Set task
Repeat the material below word for word and leave out all pictures.

[START Given material]

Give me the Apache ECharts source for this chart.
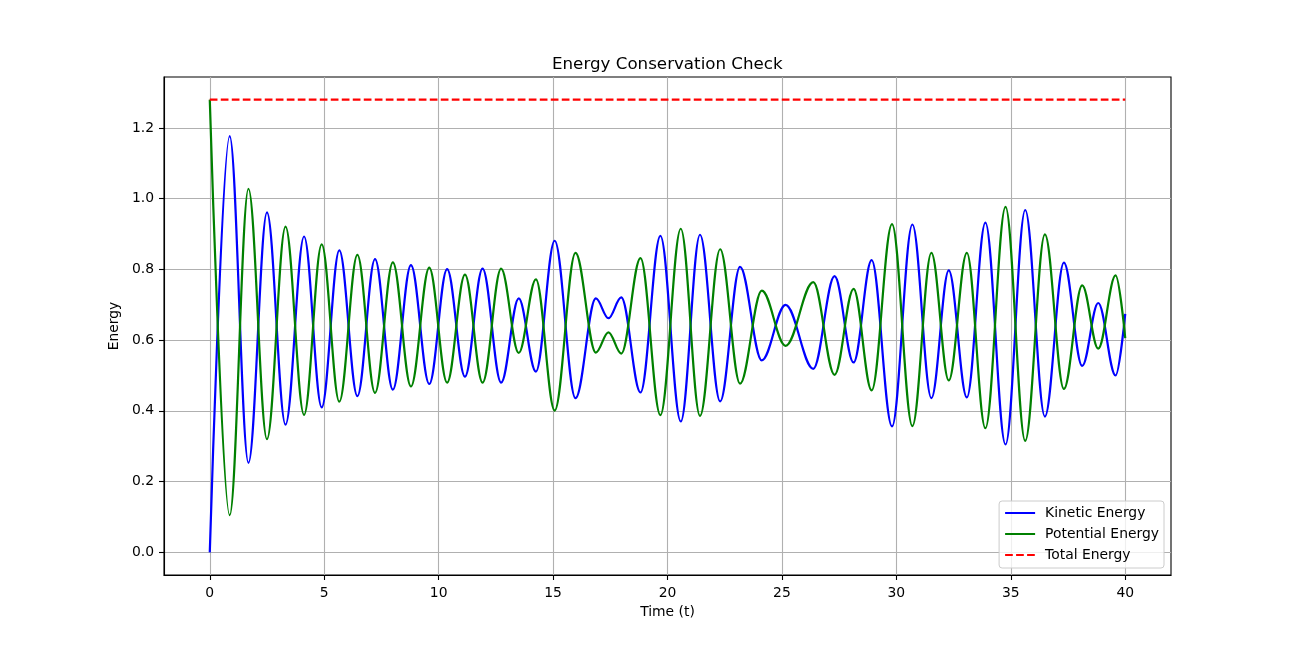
<!DOCTYPE html>
<html>
<head>
<meta charset="utf-8">
<script src="https://cdn.jsdelivr.net/npm/echarts@6/dist/echarts.min.js"></script>
<style>
  html, body { margin: 0; padding: 0; background: #fff; }
  #chart { width: 1301px; height: 646px; }
</style>
</head>
<body>
<div id="chart"></div>
<script>
// times of the turning points
const timePoints = [0, 0.87, 1.69, 2.50, 3.31, 4.12, 4.89, 5.66, 6.45, 7.22, 8.00, 8.79, 9.59, 10.37, 11.15, 11.92, 12.73, 13.50, 14.25, 15.07, 15.98, 16.87, 17.42, 17.98, 18.82, 19.69, 20.58, 21.42, 22.30, 23.17, 24.12, 25.16, 26.37, 27.30, 28.13, 28.92, 29.81, 30.70, 31.53, 32.29, 33.08, 33.89, 34.77, 35.63, 36.49, 37.32, 38.12, 38.82, 39.58, 40];
const kineticValues = [0, 1.177, 0.253, 0.961, 0.361, 0.893, 0.410, 0.854, 0.442, 0.829, 0.460, 0.812, 0.476, 0.801, 0.497, 0.802, 0.480, 0.718, 0.511, 0.881, 0.436, 0.718, 0.662, 0.721, 0.452, 0.895, 0.370, 0.898, 0.427, 0.807, 0.543, 0.700, 0.519, 0.781, 0.537, 0.826, 0.356, 0.927, 0.436, 0.797, 0.438, 0.932, 0.305, 0.968, 0.384, 0.819, 0.527, 0.705, 0.500, 0.674];
const potentialValues = [1.28, 0.105, 1.028, 0.320, 0.921, 0.389, 0.871, 0.426, 0.841, 0.451, 0.820, 0.469, 0.805, 0.480, 0.785, 0.480, 0.802, 0.564, 0.772, 0.401, 0.847, 0.565, 0.622, 0.562, 0.832, 0.388, 0.915, 0.386, 0.857, 0.477, 0.740, 0.584, 0.764, 0.502, 0.745, 0.458, 0.928, 0.357, 0.847, 0.486, 0.847, 0.351, 0.977, 0.315, 0.899, 0.462, 0.755, 0.576, 0.783, 0.606];
const totalTime = [0, 40];
const totalValues = [1.28, 1.28];

const xTicks = [0, 5, 10, 15, 20, 25, 30, 35, 40];
const yTicks = [0, 0.2, 0.4, 0.6, 0.8, 1.0, 1.2];

const font = 'DejaVu Sans';
const chart = echarts.init(document.getElementById('chart'));

function pairs(xs, ys) {
    return xs.map((x, i) => [x, ys[i]]);
}

let option = {
    animation: false,
    backgroundColor: '#fff',
    title: {
        text: 'Energy Conservation Check',
        left: 552,
        top: 56,
        padding: 0,
        textStyle: { fontFamily: font, fontSize: 16.7, fontWeight: 'normal', color: '#000' }
    },
    grid: {
        left: 164, top: 77, width: 1007, height: 498,
        show: true, borderColor: '#000', borderWidth: 1.1, backgroundColor: '#fff'
    },
    legend: {
        orient: 'vertical',
        right: 137,
        bottom: 78,
        padding: [5, 5, 6, 5],
        itemWidth: 30,
        itemHeight: 14,
        itemGap: 7,
        backgroundColor: 'rgba(255,255,255,0.8)',
        borderColor: '#cccccc',
        borderWidth: 1,
        borderRadius: 3,
        itemStyle: { opacity: 0 },
        textStyle: { fontFamily: font, fontSize: 13.9, color: '#000', padding: [0, 0, 0, 5] },
        data: ['Kinetic Energy', 'Potential Energy', 'Total Energy']
    },
    xAxis: {
        type: 'value',
        min: -2,
        max: 42,
        name: 'Time (t)',
        nameLocation: 'middle',
        nameGap: 30,
        nameTextStyle: { fontFamily: font, fontSize: 13.9, color: '#000' },
        axisLine: { onZero: false, lineStyle: { color: '#000', width: 1.1 } },
        axisTick: { show: true, length: 5, lineStyle: { color: '#000', width: 1.1 }, customValues: xTicks },
        axisLabel: { fontFamily: font, fontSize: 13.9, color: '#000', margin: 11, customValues: xTicks },
        splitLine: { show: true, lineStyle: { color: '#b0b0b0', width: 1.1 } }
    },
    yAxis: {
        type: 'value',
        min: -0.064,
        max: 1.344,
        name: 'Energy',
        nameLocation: 'middle',
        nameGap: 35,
        nameRotate: 90,
        nameTextStyle: { fontFamily: font, fontSize: 13.9, color: '#000' },
        axisLine: { show: true, onZero: false, lineStyle: { color: '#000', width: 1.1 } },
        axisTick: { show: true, length: 5, lineStyle: { color: '#000', width: 1.1 }, customValues: yTicks },
        axisLabel: {
            fontFamily: font, fontSize: 13.9, color: '#000', margin: 10, customValues: yTicks,
            formatter: (v) => v.toFixed(1)
        },
        splitLine: { show: true, lineStyle: { color: '#b0b0b0', width: 1.1 } }
    },
    series: [
        {
            name: 'Kinetic Energy',
            type: 'line',
            data: pairs(timePoints, kineticValues),
            showSymbol: false,
            symbol: 'none',
            smooth: 0.36,
            smoothMonotone: 'x',
            color: '#0000ff',
            lineStyle: { color: '#0000ff', width: 2.2 }
        },
        {
            name: 'Potential Energy',
            type: 'line',
            data: pairs(timePoints, potentialValues),
            showSymbol: false,
            symbol: 'none',
            smooth: 0.36,
            smoothMonotone: 'x',
            color: '#008000',
            lineStyle: { color: '#008000', width: 2.2 }
        },
        {
            name: 'Total Energy',
            type: 'line',
            data: pairs(totalTime, totalValues),
            showSymbol: false,
            symbol: 'none',
            color: '#ff0000',
            lineStyle: { color: '#ff0000', width: 2.2, type: [7.7, 3.3] }
        }
    ]
};
chart.setOption(option);
</script>
</body>
</html>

[END Given material]

Answer to the task
Give me the Apache ECharts source for this chart.
<!DOCTYPE html>
<html>
<head>
<meta charset="utf-8">
<script src="https://cdn.jsdelivr.net/npm/echarts@6/dist/echarts.min.js"></script>
<style>
  html, body { margin: 0; padding: 0; background: #fff; }
  #chart { width: 1301px; height: 646px; }
</style>
</head>
<body>
<div id="chart"></div>
<script>
// times of the turning points
const timePoints = [0, 0.87, 1.69, 2.50, 3.31, 4.12, 4.89, 5.66, 6.45, 7.22, 8.00, 8.79, 9.59, 10.37, 11.15, 11.92, 12.73, 13.50, 14.25, 15.07, 15.98, 16.87, 17.42, 17.98, 18.82, 19.69, 20.58, 21.42, 22.30, 23.17, 24.12, 25.16, 26.37, 27.30, 28.13, 28.92, 29.81, 30.70, 31.53, 32.29, 33.08, 33.89, 34.77, 35.63, 36.49, 37.32, 38.12, 38.82, 39.58, 40];
const kineticValues = [0, 1.177, 0.253, 0.961, 0.361, 0.893, 0.410, 0.854, 0.442, 0.829, 0.460, 0.812, 0.476, 0.801, 0.497, 0.802, 0.480, 0.718, 0.511, 0.881, 0.436, 0.718, 0.662, 0.721, 0.452, 0.895, 0.370, 0.898, 0.427, 0.807, 0.543, 0.700, 0.519, 0.781, 0.537, 0.826, 0.356, 0.927, 0.436, 0.797, 0.438, 0.932, 0.305, 0.968, 0.384, 0.819, 0.527, 0.705, 0.500, 0.674];
const potentialValues = [1.28, 0.105, 1.028, 0.320, 0.921, 0.389, 0.871, 0.426, 0.841, 0.451, 0.820, 0.469, 0.805, 0.480, 0.785, 0.480, 0.802, 0.564, 0.772, 0.401, 0.847, 0.565, 0.622, 0.562, 0.832, 0.388, 0.915, 0.386, 0.857, 0.477, 0.740, 0.584, 0.764, 0.502, 0.745, 0.458, 0.928, 0.357, 0.847, 0.486, 0.847, 0.351, 0.977, 0.315, 0.899, 0.462, 0.755, 0.576, 0.783, 0.606];
const totalTime = [0, 40];
const totalValues = [1.28, 1.28];

const xTicks = [0, 5, 10, 15, 20, 25, 30, 35, 40];
const yTicks = [0, 0.2, 0.4, 0.6, 0.8, 1.0, 1.2];

const font = 'DejaVu Sans';
const chart = echarts.init(document.getElementById('chart'));

function pairs(xs, ys) {
    return xs.map((x, i) => [x, ys[i]]);
}

let option = {
    animation: false,
    backgroundColor: '#fff',
    title: {
        text: 'Energy Conservation Check',
        left: 552,
        top: 56,
        padding: 0,
        textStyle: { fontFamily: font, fontSize: 16.7, fontWeight: 'normal', color: '#000' }
    },
    grid: {
        left: 164, top: 77, width: 1007, height: 498,
        show: true, borderColor: '#000', borderWidth: 1.1, backgroundColor: '#fff'
    },
    legend: {
        orient: 'vertical',
        right: 137,
        bottom: 78,
        padding: [5, 5, 6, 5],
        itemWidth: 30,
        itemHeight: 14,
        itemGap: 7,
        backgroundColor: 'rgba(255,255,255,0.8)',
        borderColor: '#cccccc',
        borderWidth: 1,
        borderRadius: 3,
        itemStyle: { opacity: 0 },
        textStyle: { fontFamily: font, fontSize: 13.9, color: '#000', padding: [0, 0, 0, 5] },
        data: ['Kinetic Energy', 'Potential Energy', 'Total Energy']
    },
    xAxis: {
        type: 'value',
        min: -2,
        max: 42,
        name: 'Time (t)',
        nameLocation: 'middle',
        nameGap: 30,
        nameTextStyle: { fontFamily: font, fontSize: 13.9, color: '#000' },
        axisLine: { onZero: false, lineStyle: { color: '#000', width: 1.1 } },
        axisTick: { show: true, length: 5, lineStyle: { color: '#000', width: 1.1 }, customValues: xTicks },
        axisLabel: { fontFamily: font, fontSize: 13.9, color: '#000', margin: 11, customValues: xTicks },
        splitLine: { show: true, lineStyle: { color: '#b0b0b0', width: 1.1 } }
    },
    yAxis: {
        type: 'value',
        min: -0.064,
        max: 1.344,
        name: 'Energy',
        nameLocation: 'middle',
        nameGap: 35,
        nameRotate: 90,
        nameTextStyle: { fontFamily: font, fontSize: 13.9, color: '#000' },
        axisLine: { show: true, onZero: false, lineStyle: { color: '#000', width: 1.1 } },
        axisTick: { show: true, length: 5, lineStyle: { color: '#000', width: 1.1 }, customValues: yTicks },
        axisLabel: {
            fontFamily: font, fontSize: 13.9, color: '#000', margin: 10, customValues: yTicks,
            formatter: (v) => v.toFixed(1)
        },
        splitLine: { show: true, lineStyle: { color: '#b0b0b0', width: 1.1 } }
    },
    series: [
        {
            name: 'Kinetic Energy',
            type: 'line',
            data: pairs(timePoints, kineticValues),
            showSymbol: false,
            symbol: 'none',
            smooth: 0.36,
            smoothMonotone: 'x',
            color: '#0000ff',
            lineStyle: { color: '#0000ff', width: 2.2 }
        },
        {
            name: 'Potential Energy',
            type: 'line',
            data: pairs(timePoints, potentialValues),
            showSymbol: false,
            symbol: 'none',
            smooth: 0.36,
            smoothMonotone: 'x',
            color: '#008000',
            lineStyle: { color: '#008000', width: 2.2 }
        },
        {
            name: 'Total Energy',
            type: 'line',
            data: pairs(totalTime, totalValues),
            showSymbol: false,
            symbol: 'none',
            color: '#ff0000',
            lineStyle: { color: '#ff0000', width: 2.2, type: [7.7, 3.3] }
        }
    ]
};
chart.setOption(option);
</script>
</body>
</html>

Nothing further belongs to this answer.